Would it make any sense for me to command you to do something that is out of your control? What if I commanded you to be pulled to the earth by gravity? What if I commanded you to breathe? What if I commanded you to stop breathing? That’s something you could manage for a short while, but your body would soon protest and override your efforts.
‘A new command I give you: love one another. As I have loved you, so you must love one another. By this everyone will know that you are my disciples, if you love one another.’ (John 13:34-35)
Jesus is commanding His disciples – including us – to love one another. He knows that this is a choice we have to make. Sometimes, when you think about some of your fellow Christians, it’s a difficult decision. When we start looking at people the way God does, it becomes easier.
He made that statement near the end of his life. Earlier He made an even more challenging one.
‘You have heard that it was said, “Love your neighbour and hate your enemy.” But I tell you, love your enemies and pray for those who persecute you, that you may be children of your Father in heaven.’ (Matthew 5:43-45)
It’s a very basic fact that everything we do that counts for anything is down to our choices. Even in circumstances that are beyond our control we choose how to respond.
However much anger we feel about what someone has done to another human being – or to ourselves – we can choose to respond with love. Let the legal system do its part in determining guilt and punishment. Our response is above the law.

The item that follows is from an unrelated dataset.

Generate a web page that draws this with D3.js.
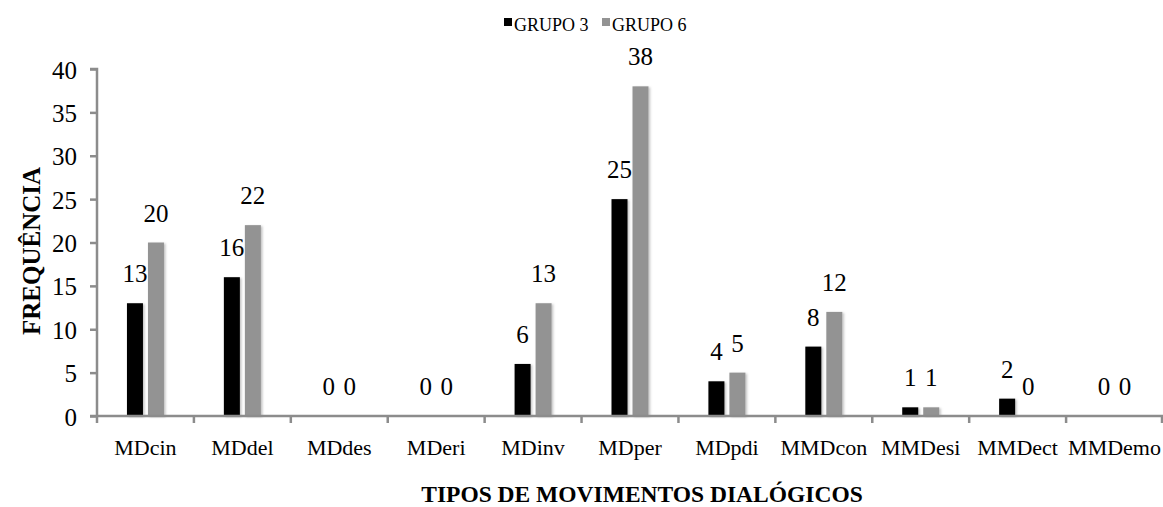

However helpless we feel about the state of the world and the desperate plight that people find themselves in, we can choose to respond with love. Insignificant as it may seem in our own eyes or the eyes of the world, our response is hugely significant in the eyes of God.
So love is beyond feelings, and not to be confused or affected by them. This is true in marriage too. Feelings and physical attraction can be strong, and an emotional bond feels powerful, but feelings can be fickle and emotions can turn like the wind. We all hope that our feelings will at least remain strong, and perhaps grow even stronger over the course of a marriage. But our feelings are out of our control. That includes our feelings for others as well as our spouse. This is why Paul commands:
Husbands, love your wives, just as Christ loved the church and gave himself up for her. (Ephesians 5:25)
Love is a choice that in marriage becomes a commitment. It is deeper and more satisfying than any emotion, and as much as warm emotions can sweeten the relationship, love does not depend on them.
I am divorced. I married based solely on feelings, and negative self-centered feelings at that. I didn’t know Christ at that time, and I didn’t know love. I’ve learned a lot since then, and I hope that one day I will be able to make that choice and commitment to someone capable of making the same commitment to me. I thank God for teaching me, through Jesus Christ, what it means to choose love.